Please submit your source code and a report. Your code should be general enough that if the dataset were changed, the code would still run.
You will be graded on the correctness of your code as well as on the professionalism of the presentation of your report. The text of your report should be clear; the figures should do a good job of visualizing the data, and should have appropriate labels and legends. Overall, the document you produce should be easy to read and understand.
When you are asked to compute something, use code, and include the code that you used in the report.
ProPublica obtained the public record on over 10,000 criminal defendants in Broward County, Florida. They also computed a variable that indicates whether each person was arrested within two years of being assessed. The data is available here. Download and read in the data.
The COMPAS scores you will be analyzing are the “decile scores” in the data frame (the column decile_score
).
Make two histograms: one with the decile scores for white defendants, and one with the decile scores for black defendants. The histograms should allow the reader to understand how the scores for white defendants and the scores for black defendants differ.
Grading scheme
The figure displays the right data in a good way: 6 pts.
The figure is easy to read and understand (incl. labels, legend, captions, etc.): 4 pts.
Suppose that defendants with scores that are greater than or equal to 5 are considered to be “high-risk,” and other defendants are considered to be “low-risk.”
Compute the false positive rate, the false negative rate, and the correct classification rate for the entire population, for the population of white defendants separately, and for the population of black defendants separately. State the tentative conclusions that you can draw about the fairness of the COMPAS scores.
To obtain the context for the potential informativeness of the scores, compute the overall recidivism rate in the dataset. Comment on the difference between the overall recidivism rate and the correct classification rate using the score. Use is_recid
as the variable that indicates whether the person recidivated.
Grading scheme
The numbers are computed in a way that makes sense: 7 pts
The numbers are displayed and presented in an understandable and easy-to-read way: 3 pts
The text frames the numbers well, and the answer overall is written up well: 5 pts
For the possible thresholds [0.5, 1, 1.5, 2, 2.5, 3, ..., 9.5]
, compute the FPR, FNR, and correct classification rate (CCR) for the entire population, for white defendants, and for black defendants. Plot the results. You should produce three plots with three curves each (one plot per demographic group), with the thresholds being on the x-axis.
Grading scheme
FPR, FNR, and CCR computed correctly: 7 pts
The graphs display the correct information: 2 pts
The graphs display the information in a way that’s easy to read and understand (includes choice of labels, colors, etc.) : 4 pts
The text in the answer frames the graphical information well: 2 pts
Fit a logistic regression model that predicts the probability of recidivism using the age and the number of priors of the defendant.

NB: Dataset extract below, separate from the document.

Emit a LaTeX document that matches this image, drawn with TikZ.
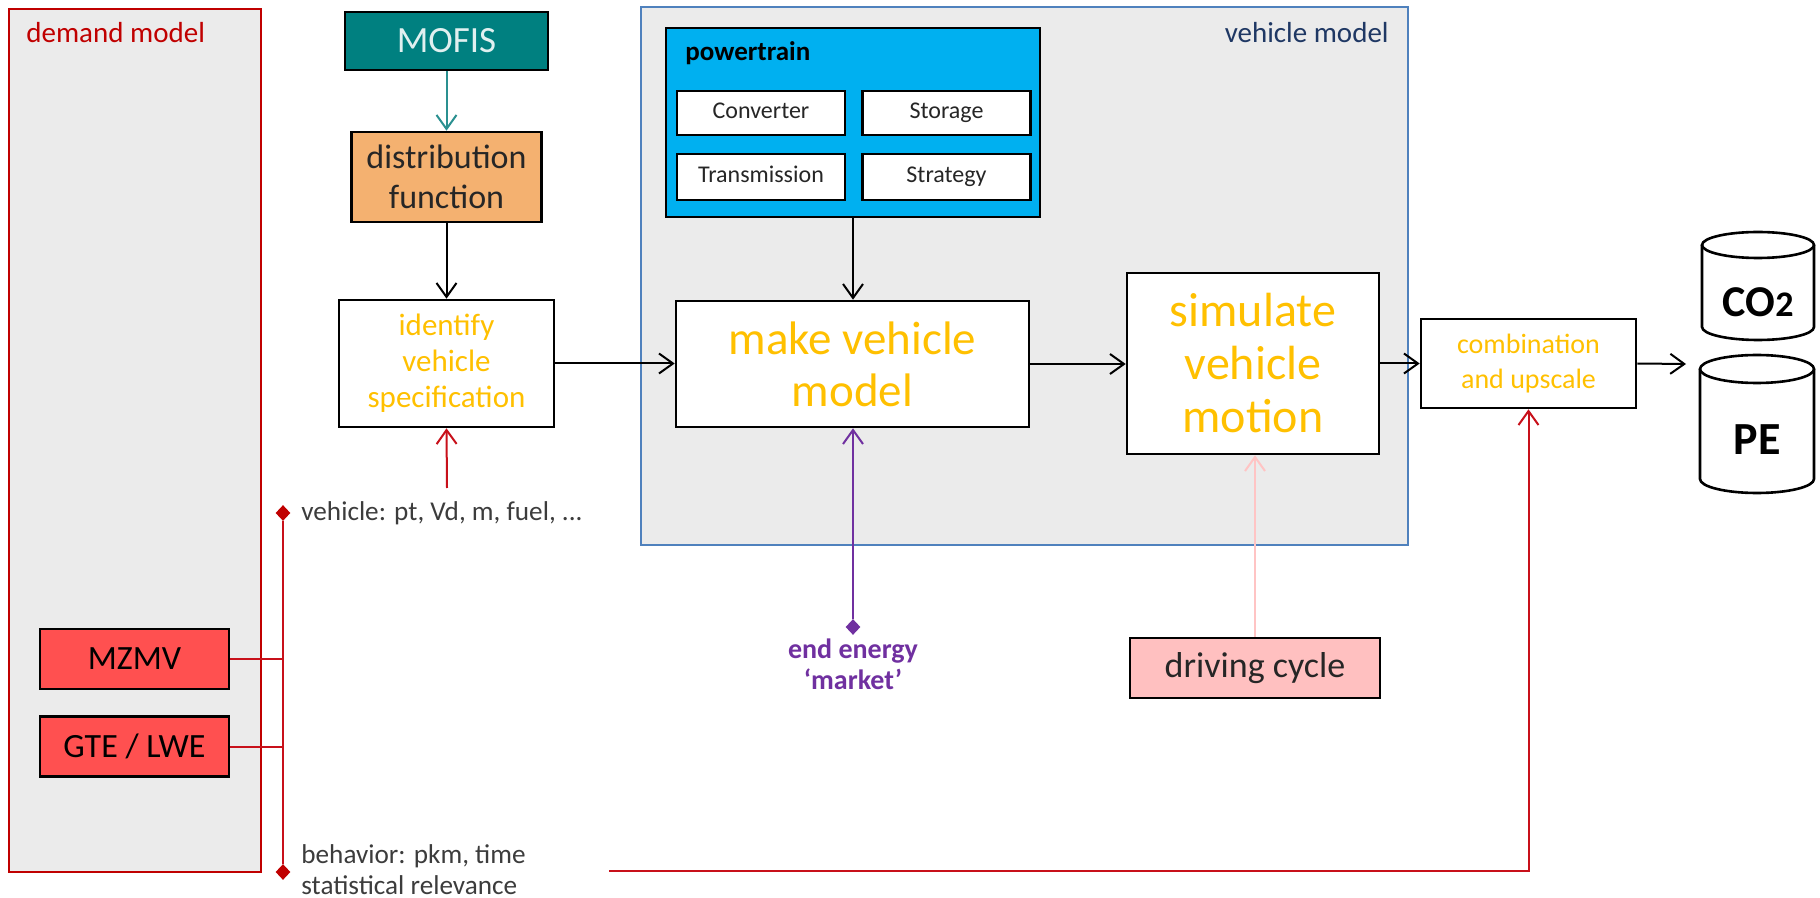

State the interpretations of the coefficients of the model.
Fit a model using the learning machine that outputs the probability of recidivism using the age and the number of priors of the defendant.
For the threshold of \(0.5\) on the probability, obtain the FPR, FNR, and correct classification rates for the model for the entire population, for black defendants, and for white defendants, on both the training and the validation sets.
For a 30-year-old with 2 priors, what is the effect on the predicted probability of a re-arrest of one more prior offense?
Grading scheme
Correct logistic regression: 3 pts
Correct interpretation (note: “interpretation of coefficients” is a term of art: just do what’s in the slides): 2 pts
The FPR, FNR, and CCR are correctly computed: 3 pts
The numbers are presented in an easily readable and comprehensible way: 3 pts
Correct and easily understandable explanation of the numbers obtained for the 30-year-old with 2 priors: 4 pts
One appealing definition of a fair model is that the model has the same probability of labelling a defendant low-risk regardless of demographics, if the defendant will not end up being re-arrested. Build such a model by finding a combination of thresholds (which can vary by demographics) that produces such a result. Try to keep the FNR and the FPR as low as possible.
Report the FPR, FNR, and the correct classification rate of the system on the validation set, for the whole population.
For this part, you may manually try different thresholds (while documenting your process) rather than write a program to do that for you.
Grading scheme
Good process + description of finding a combination of demographic-dependent thresholds: 12 pts
Good report on the results: 3 pts